I’m also feeling hopeful about defensemen Mark Pysyk and 2013 first-rounder Ramus Ristolainen. Prospects! (Joe's note: FUCK THEM PUNKS AND BAKER!)
8) Ryan Miller is making a case to be Team USA’s starter
Can you imagine how bad the Sabres’ boxscores would look this season without Miller? He’s quietly had an amazing season behind a tire fire defense. His save percentage (92.0) is at its highest since his Vezina-winning 2010 season (92.9) and above his career average (91.5). After Miller’s performance dipped a little in 2011 and 2012, and Jonathan Quick backstopped the LA Kings to a Stanley Cup championship, it seemed all but certain that Miller’s playing days for Team USA were over. But Quick hasn’t been the same, and no other US goalie has emerged as dominant either. If Miller gets a chance, I think he’ll win the starting job. It would be great for Buffalo fans to get a chance to see him backstopping a good team and competing at the highest level one more time as a representative of the Sabres. We may also get to see him in the NHL playoffs on another team, but that probably won’t be quite as fun.
9.) It’s not lonely at the bottom
Being a Buffalo fan requires a certain capacity for hate. Not real hate, but sports hate. You have to be prepared to hate a ton of teams because Buffalo loses heartbreakers constantly and never washes them away with a championship. If you’re into enjoying the suffering of others, you have a lot to laugh at this year.
There’s the Snyder-Shanahan-RG3 circus in Washington. Hey, at least the Bills aren’t benching their best player in a battle over severance pay! There’s the Jets, who may have the worst rookie QB season I’ve ever seen from Geno Smith, who also has no help around him and thus little hope of getting better. There’s the Browns, who did Browns things against the Patriots. And the Cowboys must be terrible because I haven’t heard about them every ten seconds on ESPN this year.
10.) The year in sports is about to get good
December brings the World Junior and college bowl games, in January we’ll have playoff football to watch, followed shortly by the Winter Olympics in February.
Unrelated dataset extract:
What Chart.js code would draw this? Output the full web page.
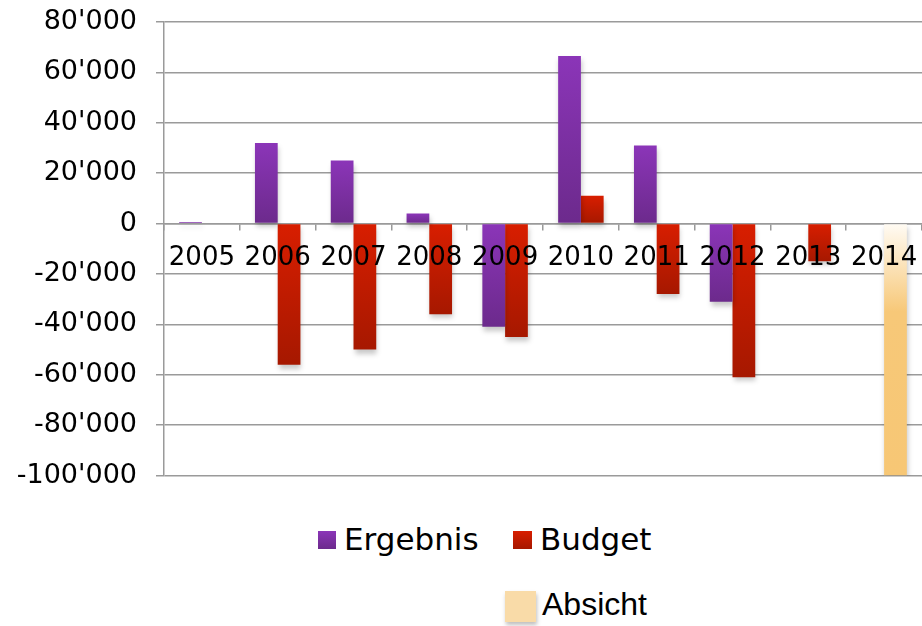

March brings Madness, April brings playoffs to the NBA and NHL. Before you know it, it’s draft day for the NFL, and you have a pretty good idea of what your team looks like heading into 2014. Then it’s summer and the NHL is having its draft, the Sabres will have a new GM and likely a new coach, to go with exciting new prospects.
Things seem dark now, but the year in sports will keep speeding along. We’ll be tailgating at the Ralph in 2014 talking about a playoff run soon enough. Hang in there, my friends!